The president is the head of state and his duties are largely ceremonial. But the resignation is the latest in a string of setbacks for Chancellor Angela Merkel since her re-election last September. The German federal assembly -- made up of parliamentary MPs and delegates appointed by the country's 16 federal states -- will have to vote for a successor to Köhler within 30 days, according to the federal constitution.
The president had become the target of intense criticism following remarks he made during a surprise visit to soldiers of the Bundeswehr German army in Afghanistan on May 22. In an interview with a German radio reporter who accompanied him on the trip, he seemed to justify his country's military missions abroad with the need to protect economic interests.
"A country of our size, with its focus on exports and thus reliance on foreign trade, must be aware that ... military deployments are necessary in an emergency to protect our interests -- for example when it comes to trade routes, for example when it comes to preventing regional instabilities that could negatively influence our trade, jobs and incomes," Köhler said.
It sounded as though Köhler was justifying wars for the sake of economic interests, in the context of the Afghan mission which is highly controversial in Germany and throughout Europe.
'The Criticism Lacks the Necessary Respect for My Office'
In his statement on Monday, Köhler said: "My comments about foreign missions by the Bundeswehr on May 22 this year met with heavy criticism. I regret that my comments led to misunderstandings in a question so important and difficult for our nation. But the criticism has gone as far as to accuse me of supporting Bundeswehr missions that are not covered by the constitution. This criticism is devoid of any justification. It lacks the necessary respect for my office."

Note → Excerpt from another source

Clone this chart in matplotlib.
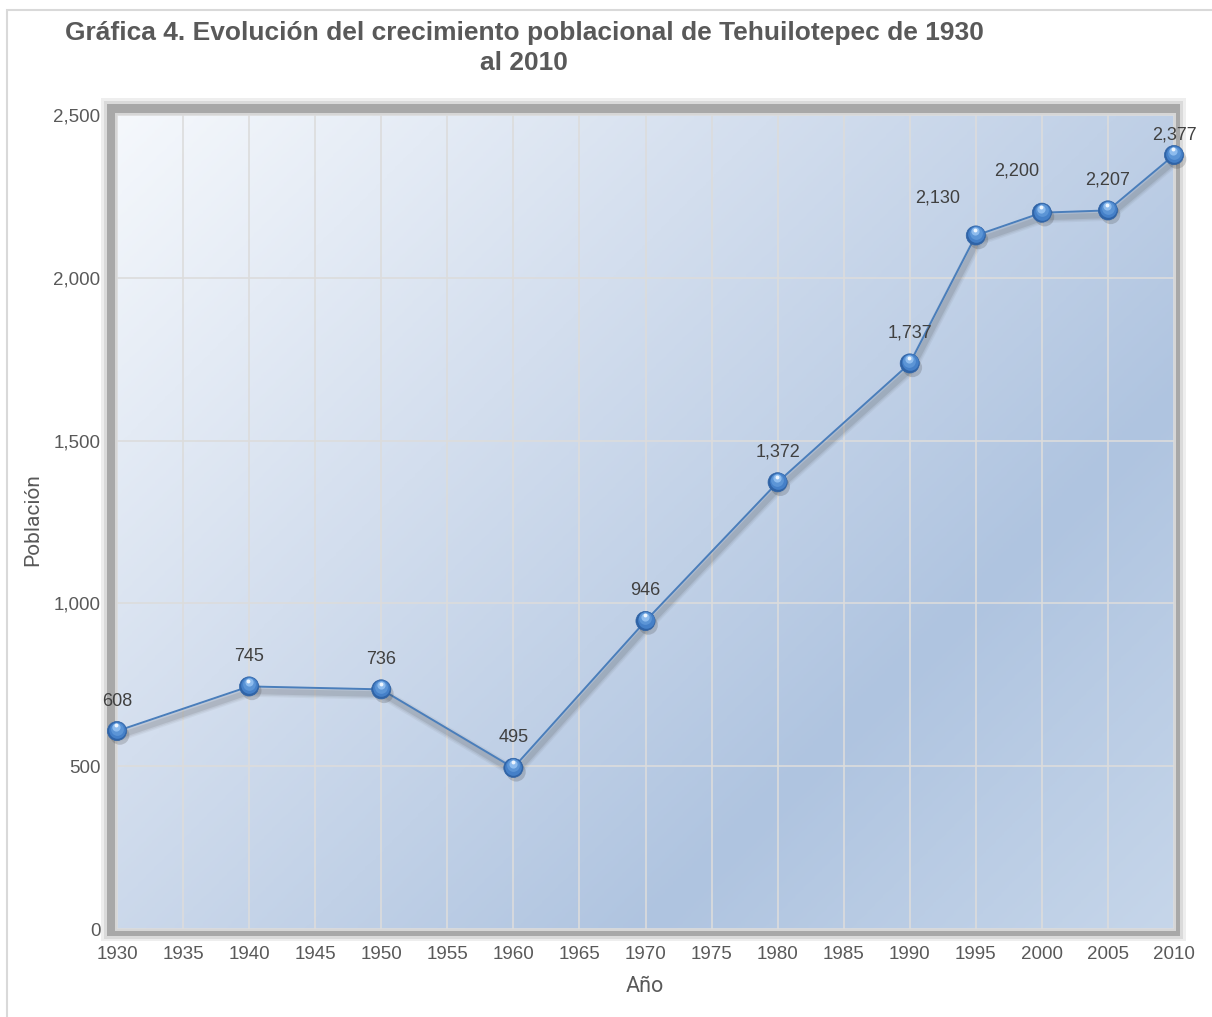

German Chancellor Angela Merkel said Köhler had informed her of his decision at midday on Monday, just two hours before he announced it. "I tried to change his mind, unfortunately that didn't succeed and that is why I say I regret this resignation very deeply," she told reporters in a short briefing. "I think the German public will be very sad about this resignation because Horst Köhler was a president of the people, of the citizens in Germany."
"He was an important advisor especially in the economic and financial crisis with his big international experience and I will miss his advice in the future."
The mayor of the northern city state of Bremen, Jens Böhrnsen, will take over from Köhler as interim head of state until a new president is elected. Under the constitution, Böhrnsen assumes the position in his capacity as president of the Bundesrat, the upper house of parliament.
"Super Horst's" Fall From Grace
Köhler became president in 2004 and was elected for a second five-year term in 2009. The former head of the International Monetary Fund was the first non-politician to become German head of state. He is a member of Merkel's conservative Christian Democrats and was nominated for the presidency by the CDU with the backing of their coalition partners, the pro-business Free Democrats.
He won praise during his first term for making a series of strong speeches urging Germany to reform its economy, and his apparent independence from the government prompted mass circulation Bild newspaper to dub him "Super Horst."
But he surprised commentators in recent months by appearing to stay on the sidelines in the euro crisis. The resignation a few weeks ago of his press spokesman Martin Kothé exposed Köhler's weaknesses in public speaking to such an extent that members of his staff were likening him to former president Heinrich Lübke, who was notoriously prone to embarrassing gaffes.
Insiders say Köhler was hurt by the lack of support from Merkel and members of her government during the furore surrounding his comments about Afghanistan. Merkel's response to his resgination on Monday was noticeably curt and she devoted most of the briefing to talking about the killings by Israeli forces of activists aboard a flotilla of Gaza-bound aid ships.
Finding a successor to Köhler will pose a headache for Merkel, whose popularity has slumped in recent months. She has been hit by criticism of her handling of the euro crisis and by the loss of a center-right majority in the upper house following sharp declines for her CDU in a state election in North Rhine-Westphalia, Germany's most populous state, on May 9.
A further blow came last week with the resignation of CDU heavyweight Roland Koch, the governor of Hesse, a conservative hardliner whose departure has left a big gap in the right wing of her party.